> [REQUIRED TASK]: Only one span of the listing below is wanted: the lines from the one with "Write the Plotly code for this chart." through the one with "return (H - MB - y) / PH", reproduced exactly, both ends kept.

Entries with chart source code:
-------

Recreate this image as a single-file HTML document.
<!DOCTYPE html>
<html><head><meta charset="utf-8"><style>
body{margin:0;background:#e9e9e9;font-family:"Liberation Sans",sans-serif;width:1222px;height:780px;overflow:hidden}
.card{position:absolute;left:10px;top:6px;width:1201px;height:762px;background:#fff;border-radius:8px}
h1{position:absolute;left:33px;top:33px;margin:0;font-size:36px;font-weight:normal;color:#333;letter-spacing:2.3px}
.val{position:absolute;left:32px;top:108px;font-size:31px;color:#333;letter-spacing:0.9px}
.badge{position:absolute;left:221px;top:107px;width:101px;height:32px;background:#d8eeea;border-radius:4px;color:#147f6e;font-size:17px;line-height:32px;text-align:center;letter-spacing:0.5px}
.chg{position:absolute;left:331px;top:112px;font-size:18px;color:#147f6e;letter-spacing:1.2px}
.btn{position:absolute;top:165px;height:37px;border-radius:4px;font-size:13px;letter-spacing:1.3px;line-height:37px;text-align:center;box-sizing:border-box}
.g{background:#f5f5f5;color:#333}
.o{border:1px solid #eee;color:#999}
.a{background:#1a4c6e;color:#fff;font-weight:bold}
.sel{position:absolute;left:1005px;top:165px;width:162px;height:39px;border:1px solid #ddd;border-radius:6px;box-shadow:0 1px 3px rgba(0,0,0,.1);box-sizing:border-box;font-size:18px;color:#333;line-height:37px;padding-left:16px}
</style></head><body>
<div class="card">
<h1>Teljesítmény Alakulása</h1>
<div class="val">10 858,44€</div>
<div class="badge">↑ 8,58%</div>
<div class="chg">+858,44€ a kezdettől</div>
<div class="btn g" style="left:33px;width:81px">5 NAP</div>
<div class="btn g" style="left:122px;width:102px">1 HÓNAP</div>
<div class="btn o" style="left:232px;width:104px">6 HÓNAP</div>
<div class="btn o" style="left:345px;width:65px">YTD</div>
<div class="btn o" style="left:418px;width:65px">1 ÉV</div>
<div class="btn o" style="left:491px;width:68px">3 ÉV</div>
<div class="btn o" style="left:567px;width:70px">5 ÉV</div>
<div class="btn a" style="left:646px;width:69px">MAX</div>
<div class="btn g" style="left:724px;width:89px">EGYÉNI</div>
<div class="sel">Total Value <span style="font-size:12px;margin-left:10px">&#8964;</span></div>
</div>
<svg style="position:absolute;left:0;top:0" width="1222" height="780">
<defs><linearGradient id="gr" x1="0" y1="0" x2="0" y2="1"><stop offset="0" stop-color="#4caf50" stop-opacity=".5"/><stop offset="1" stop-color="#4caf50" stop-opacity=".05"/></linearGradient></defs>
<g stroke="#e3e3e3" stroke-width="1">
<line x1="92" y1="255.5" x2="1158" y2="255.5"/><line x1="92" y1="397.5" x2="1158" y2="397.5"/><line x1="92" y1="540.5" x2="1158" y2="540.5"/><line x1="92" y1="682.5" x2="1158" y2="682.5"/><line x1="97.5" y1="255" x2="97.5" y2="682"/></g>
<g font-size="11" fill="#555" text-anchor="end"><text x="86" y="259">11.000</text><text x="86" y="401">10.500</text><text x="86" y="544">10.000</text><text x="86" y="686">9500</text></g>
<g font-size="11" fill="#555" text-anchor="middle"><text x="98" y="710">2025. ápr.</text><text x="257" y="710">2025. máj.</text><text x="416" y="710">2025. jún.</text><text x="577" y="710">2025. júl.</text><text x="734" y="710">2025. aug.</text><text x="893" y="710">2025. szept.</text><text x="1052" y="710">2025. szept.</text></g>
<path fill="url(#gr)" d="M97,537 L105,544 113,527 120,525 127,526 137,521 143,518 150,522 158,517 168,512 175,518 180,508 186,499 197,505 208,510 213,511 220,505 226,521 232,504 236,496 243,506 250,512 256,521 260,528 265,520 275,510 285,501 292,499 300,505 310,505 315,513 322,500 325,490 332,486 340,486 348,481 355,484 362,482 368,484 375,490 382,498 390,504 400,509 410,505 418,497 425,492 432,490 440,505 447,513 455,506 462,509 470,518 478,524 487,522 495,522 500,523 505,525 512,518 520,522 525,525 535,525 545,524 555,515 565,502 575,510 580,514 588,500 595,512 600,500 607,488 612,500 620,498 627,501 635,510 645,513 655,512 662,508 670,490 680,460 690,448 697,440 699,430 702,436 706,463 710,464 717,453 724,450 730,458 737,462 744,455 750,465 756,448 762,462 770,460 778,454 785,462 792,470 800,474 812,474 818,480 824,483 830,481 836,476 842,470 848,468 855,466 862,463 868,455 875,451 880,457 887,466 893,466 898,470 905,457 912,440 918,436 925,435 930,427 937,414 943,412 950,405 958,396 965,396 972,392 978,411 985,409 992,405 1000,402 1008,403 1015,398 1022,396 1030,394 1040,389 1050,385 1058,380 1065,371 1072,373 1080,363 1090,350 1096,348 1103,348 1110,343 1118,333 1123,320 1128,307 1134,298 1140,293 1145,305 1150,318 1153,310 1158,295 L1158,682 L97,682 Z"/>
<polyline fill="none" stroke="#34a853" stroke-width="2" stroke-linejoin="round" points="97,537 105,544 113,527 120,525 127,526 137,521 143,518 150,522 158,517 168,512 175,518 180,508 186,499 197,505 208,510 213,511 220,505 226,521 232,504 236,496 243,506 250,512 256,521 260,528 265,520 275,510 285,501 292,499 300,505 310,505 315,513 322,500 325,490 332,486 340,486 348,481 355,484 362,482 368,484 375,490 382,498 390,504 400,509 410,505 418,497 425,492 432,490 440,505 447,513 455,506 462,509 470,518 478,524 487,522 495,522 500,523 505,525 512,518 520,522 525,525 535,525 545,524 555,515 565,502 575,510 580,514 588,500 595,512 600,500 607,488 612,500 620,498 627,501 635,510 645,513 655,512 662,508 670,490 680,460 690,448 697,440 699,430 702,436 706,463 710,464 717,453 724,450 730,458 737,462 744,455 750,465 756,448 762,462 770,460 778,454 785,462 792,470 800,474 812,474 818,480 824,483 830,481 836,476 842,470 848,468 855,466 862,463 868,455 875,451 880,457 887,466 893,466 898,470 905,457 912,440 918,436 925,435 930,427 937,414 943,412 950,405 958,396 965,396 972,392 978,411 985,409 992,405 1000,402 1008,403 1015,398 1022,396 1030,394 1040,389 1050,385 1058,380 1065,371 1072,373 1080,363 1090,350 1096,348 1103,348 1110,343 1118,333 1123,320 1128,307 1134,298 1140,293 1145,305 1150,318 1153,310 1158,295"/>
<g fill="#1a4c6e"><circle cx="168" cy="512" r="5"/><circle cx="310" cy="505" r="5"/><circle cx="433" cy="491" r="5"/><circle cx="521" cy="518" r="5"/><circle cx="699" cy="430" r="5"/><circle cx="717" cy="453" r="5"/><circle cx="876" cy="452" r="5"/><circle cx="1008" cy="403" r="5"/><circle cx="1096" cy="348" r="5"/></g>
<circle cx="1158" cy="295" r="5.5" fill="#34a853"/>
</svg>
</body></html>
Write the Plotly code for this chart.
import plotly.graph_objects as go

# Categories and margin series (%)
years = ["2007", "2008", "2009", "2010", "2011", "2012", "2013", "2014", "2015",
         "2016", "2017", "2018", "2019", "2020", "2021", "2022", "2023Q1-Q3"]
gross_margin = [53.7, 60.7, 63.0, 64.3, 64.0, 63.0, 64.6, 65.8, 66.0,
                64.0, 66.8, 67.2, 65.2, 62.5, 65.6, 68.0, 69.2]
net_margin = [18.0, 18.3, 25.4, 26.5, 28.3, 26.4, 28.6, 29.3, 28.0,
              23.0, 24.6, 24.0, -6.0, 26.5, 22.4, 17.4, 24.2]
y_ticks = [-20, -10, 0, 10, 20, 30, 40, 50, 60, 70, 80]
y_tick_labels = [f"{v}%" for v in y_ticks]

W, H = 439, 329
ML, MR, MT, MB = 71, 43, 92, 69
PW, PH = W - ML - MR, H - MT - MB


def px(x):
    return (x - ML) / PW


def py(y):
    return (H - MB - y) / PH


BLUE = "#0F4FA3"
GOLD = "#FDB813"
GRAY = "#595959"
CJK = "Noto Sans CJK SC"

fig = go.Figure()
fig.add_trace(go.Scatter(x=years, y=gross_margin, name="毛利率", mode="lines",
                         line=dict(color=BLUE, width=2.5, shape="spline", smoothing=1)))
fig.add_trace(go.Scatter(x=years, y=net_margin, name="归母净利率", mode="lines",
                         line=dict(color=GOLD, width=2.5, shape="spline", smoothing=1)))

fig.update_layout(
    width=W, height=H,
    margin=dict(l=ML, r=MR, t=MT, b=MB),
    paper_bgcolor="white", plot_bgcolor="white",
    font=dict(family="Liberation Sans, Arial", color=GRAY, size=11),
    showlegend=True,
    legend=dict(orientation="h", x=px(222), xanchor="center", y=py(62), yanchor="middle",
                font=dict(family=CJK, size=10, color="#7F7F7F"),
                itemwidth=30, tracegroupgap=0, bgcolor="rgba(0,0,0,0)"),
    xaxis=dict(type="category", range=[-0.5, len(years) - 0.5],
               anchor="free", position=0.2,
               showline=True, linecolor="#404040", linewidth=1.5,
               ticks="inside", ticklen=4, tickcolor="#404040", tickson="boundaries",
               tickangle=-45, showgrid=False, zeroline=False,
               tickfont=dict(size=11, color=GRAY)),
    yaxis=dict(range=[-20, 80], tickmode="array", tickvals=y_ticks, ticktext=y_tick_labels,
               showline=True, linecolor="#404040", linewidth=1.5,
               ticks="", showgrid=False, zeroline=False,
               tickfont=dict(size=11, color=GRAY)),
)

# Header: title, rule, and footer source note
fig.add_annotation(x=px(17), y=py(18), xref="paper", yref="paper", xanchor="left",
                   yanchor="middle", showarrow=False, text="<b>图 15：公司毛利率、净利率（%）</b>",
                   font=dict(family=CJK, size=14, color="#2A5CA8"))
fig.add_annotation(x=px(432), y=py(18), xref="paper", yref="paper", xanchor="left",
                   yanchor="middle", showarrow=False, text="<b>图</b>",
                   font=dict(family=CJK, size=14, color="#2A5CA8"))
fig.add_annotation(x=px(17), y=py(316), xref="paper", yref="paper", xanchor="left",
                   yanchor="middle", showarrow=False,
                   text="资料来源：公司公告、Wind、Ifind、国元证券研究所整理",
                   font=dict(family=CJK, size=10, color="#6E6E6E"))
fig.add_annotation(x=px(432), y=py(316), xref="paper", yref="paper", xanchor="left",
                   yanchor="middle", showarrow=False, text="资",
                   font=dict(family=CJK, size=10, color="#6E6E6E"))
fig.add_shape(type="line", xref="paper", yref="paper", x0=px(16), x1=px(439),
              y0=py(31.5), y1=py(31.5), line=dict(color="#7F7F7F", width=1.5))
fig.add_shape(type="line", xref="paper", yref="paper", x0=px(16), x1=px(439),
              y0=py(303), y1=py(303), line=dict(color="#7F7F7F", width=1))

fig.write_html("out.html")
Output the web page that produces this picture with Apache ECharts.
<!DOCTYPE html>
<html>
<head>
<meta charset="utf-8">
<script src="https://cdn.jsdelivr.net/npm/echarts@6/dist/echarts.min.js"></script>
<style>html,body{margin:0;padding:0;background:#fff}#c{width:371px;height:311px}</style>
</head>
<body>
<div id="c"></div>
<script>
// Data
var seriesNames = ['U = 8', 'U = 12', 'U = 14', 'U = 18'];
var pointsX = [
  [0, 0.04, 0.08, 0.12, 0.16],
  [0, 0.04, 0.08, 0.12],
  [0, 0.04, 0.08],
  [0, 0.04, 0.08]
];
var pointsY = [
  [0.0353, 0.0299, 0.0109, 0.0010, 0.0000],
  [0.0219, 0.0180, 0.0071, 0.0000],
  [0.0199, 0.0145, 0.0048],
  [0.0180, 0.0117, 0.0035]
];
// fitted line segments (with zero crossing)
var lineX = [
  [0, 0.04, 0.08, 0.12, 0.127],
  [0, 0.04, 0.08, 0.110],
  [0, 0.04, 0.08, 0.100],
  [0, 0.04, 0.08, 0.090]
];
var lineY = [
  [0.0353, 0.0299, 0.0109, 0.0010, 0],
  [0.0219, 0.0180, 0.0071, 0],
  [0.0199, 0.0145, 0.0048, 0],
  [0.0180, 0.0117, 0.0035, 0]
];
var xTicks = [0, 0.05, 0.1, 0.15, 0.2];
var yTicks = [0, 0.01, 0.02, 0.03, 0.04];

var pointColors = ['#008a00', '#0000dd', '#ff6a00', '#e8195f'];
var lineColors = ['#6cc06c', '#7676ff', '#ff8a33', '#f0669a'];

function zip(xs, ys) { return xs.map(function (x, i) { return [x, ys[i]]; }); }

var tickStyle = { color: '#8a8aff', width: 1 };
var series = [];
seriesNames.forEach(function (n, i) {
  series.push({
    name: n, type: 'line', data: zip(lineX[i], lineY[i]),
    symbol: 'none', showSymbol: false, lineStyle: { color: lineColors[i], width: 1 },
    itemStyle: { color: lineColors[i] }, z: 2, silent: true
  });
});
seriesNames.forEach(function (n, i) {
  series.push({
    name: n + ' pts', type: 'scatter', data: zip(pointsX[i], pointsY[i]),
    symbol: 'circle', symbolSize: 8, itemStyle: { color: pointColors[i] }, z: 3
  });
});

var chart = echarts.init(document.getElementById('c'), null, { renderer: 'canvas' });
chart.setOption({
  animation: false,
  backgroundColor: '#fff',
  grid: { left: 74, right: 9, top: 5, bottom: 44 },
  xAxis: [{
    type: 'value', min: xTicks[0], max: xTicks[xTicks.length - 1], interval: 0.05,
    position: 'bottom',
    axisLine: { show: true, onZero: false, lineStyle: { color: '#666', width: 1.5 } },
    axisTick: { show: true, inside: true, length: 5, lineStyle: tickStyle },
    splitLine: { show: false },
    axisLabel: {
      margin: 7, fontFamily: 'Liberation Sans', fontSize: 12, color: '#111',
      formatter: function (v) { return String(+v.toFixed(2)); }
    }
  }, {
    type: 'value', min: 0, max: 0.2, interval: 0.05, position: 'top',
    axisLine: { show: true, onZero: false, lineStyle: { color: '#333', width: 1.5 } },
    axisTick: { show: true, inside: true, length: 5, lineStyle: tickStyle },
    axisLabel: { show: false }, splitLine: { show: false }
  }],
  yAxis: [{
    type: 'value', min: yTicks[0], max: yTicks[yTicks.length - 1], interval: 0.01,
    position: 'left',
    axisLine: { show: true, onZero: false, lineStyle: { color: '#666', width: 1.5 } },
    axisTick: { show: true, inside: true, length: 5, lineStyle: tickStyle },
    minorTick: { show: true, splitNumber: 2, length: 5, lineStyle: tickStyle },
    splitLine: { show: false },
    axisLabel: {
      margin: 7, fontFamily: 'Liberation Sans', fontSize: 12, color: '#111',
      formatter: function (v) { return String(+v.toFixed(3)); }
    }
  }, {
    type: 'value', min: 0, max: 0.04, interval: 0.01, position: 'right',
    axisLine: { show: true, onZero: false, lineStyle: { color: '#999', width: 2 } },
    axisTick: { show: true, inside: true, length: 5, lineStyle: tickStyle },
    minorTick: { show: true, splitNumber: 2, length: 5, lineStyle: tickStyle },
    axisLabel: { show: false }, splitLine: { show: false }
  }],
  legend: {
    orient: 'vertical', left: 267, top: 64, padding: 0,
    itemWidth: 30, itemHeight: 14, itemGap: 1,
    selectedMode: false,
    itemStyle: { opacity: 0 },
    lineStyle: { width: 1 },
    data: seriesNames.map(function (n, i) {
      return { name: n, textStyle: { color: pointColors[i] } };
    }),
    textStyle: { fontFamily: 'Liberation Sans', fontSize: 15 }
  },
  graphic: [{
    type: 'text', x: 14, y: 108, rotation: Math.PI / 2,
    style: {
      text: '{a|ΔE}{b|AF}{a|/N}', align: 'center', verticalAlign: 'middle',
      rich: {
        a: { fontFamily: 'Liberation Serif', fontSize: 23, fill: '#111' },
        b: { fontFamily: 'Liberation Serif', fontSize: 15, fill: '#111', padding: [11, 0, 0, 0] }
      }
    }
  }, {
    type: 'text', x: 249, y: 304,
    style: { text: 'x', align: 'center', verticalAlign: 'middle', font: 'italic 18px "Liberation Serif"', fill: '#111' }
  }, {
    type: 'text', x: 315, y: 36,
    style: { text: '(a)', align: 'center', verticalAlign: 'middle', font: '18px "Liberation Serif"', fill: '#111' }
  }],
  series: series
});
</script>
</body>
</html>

-------

> [TASK SOLUTION]:
Write the Plotly code for this chart.
import plotly.graph_objects as go

# Categories and margin series (%)
years = ["2007", "2008", "2009", "2010", "2011", "2012", "2013", "2014", "2015",
         "2016", "2017", "2018", "2019", "2020", "2021", "2022", "2023Q1-Q3"]
gross_margin = [53.7, 60.7, 63.0, 64.3, 64.0, 63.0, 64.6, 65.8, 66.0,
                64.0, 66.8, 67.2, 65.2, 62.5, 65.6, 68.0, 69.2]
net_margin = [18.0, 18.3, 25.4, 26.5, 28.3, 26.4, 28.6, 29.3, 28.0,
              23.0, 24.6, 24.0, -6.0, 26.5, 22.4, 17.4, 24.2]
y_ticks = [-20, -10, 0, 10, 20, 30, 40, 50, 60, 70, 80]
y_tick_labels = [f"{v}%" for v in y_ticks]

W, H = 439, 329
ML, MR, MT, MB = 71, 43, 92, 69
PW, PH = W - ML - MR, H - MT - MB


def px(x):
    return (x - ML) / PW


def py(y):
    return (H - MB - y) / PH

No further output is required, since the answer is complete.